** BEGIN RAW RECORDS **

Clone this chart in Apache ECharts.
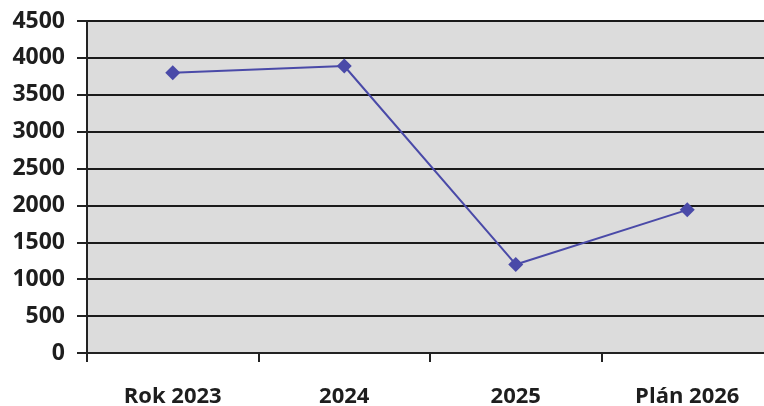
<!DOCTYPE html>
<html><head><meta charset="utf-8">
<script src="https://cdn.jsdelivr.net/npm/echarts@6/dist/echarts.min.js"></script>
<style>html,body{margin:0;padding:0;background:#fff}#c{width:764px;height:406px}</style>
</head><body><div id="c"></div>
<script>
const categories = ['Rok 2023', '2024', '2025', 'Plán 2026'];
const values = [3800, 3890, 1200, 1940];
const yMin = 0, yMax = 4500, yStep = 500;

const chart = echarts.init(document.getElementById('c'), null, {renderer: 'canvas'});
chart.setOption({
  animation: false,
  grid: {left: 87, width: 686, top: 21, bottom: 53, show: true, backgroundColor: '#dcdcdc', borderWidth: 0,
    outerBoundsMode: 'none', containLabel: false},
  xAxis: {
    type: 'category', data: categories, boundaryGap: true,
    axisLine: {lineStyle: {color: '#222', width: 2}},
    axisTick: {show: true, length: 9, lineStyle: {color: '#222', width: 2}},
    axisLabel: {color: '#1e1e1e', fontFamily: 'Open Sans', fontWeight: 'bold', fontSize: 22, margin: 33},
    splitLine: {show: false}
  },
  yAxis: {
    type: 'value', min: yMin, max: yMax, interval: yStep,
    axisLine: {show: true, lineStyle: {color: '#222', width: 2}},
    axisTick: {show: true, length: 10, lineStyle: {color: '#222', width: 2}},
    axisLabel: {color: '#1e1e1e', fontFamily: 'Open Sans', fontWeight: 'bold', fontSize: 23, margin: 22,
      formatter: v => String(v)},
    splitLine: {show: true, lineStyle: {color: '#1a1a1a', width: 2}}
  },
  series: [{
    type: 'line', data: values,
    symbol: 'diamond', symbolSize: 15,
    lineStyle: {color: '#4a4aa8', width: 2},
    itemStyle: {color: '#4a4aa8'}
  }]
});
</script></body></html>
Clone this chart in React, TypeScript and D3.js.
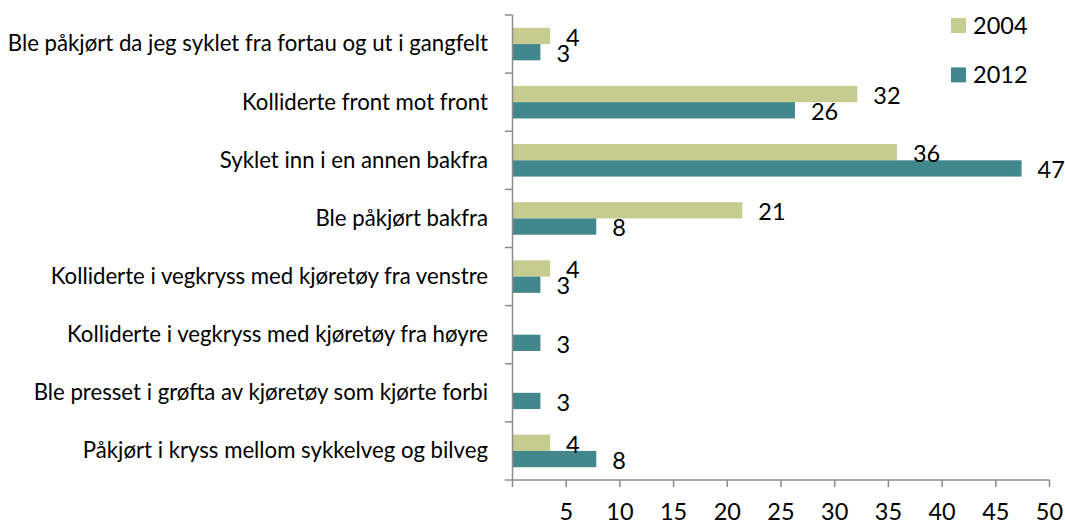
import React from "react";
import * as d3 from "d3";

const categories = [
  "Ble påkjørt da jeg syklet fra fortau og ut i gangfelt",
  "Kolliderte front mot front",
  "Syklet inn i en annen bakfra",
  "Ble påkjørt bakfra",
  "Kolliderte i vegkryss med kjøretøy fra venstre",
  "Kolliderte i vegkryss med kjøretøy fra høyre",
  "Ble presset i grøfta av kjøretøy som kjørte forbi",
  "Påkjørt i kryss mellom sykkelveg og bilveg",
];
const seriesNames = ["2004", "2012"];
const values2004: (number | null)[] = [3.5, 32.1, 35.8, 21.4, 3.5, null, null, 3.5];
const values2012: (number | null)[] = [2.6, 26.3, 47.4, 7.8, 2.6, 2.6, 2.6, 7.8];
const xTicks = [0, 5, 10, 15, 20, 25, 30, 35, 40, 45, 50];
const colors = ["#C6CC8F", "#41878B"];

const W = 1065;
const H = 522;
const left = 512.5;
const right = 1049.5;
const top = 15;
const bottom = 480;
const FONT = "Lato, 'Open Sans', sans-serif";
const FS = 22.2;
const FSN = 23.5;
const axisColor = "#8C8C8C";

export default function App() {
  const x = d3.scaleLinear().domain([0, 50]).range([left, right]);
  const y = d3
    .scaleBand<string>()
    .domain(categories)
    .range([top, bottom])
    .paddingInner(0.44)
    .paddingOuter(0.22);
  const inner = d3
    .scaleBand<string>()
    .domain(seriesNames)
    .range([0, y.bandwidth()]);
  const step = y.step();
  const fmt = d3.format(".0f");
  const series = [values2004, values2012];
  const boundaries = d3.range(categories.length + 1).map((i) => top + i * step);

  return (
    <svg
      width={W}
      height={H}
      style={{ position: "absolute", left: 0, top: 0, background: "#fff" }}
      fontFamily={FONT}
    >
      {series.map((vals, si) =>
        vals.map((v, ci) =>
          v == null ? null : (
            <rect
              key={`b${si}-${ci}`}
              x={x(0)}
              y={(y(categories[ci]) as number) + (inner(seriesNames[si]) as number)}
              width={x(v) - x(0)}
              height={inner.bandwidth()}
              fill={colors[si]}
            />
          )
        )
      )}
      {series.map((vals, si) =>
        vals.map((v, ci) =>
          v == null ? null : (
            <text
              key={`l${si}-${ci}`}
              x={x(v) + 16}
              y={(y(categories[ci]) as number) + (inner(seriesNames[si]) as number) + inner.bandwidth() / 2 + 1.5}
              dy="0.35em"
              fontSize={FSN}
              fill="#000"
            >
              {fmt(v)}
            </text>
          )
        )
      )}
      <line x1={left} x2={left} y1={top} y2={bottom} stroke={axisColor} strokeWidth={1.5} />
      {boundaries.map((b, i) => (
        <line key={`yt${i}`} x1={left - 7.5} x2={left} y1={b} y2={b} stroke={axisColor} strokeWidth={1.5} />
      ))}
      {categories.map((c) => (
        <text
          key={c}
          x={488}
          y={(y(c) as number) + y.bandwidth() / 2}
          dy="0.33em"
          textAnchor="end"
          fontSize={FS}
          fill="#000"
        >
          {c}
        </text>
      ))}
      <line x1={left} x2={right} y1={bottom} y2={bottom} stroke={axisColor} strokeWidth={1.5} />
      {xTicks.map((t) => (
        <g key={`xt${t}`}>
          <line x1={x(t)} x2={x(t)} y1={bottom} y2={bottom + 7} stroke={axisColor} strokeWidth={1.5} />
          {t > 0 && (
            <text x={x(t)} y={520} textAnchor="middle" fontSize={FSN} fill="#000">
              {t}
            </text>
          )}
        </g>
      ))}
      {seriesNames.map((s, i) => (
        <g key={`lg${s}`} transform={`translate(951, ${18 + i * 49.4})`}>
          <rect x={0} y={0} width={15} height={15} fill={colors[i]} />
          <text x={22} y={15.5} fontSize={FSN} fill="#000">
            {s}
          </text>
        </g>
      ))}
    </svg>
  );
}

** END RAW RECORDS **

• _DIRECTIVE_
Display every line of the listing that contains the string "this".

• _WORKED SOLUTION_
Clone this chart in Apache ECharts.
Clone this chart in React, TypeScript and D3.js.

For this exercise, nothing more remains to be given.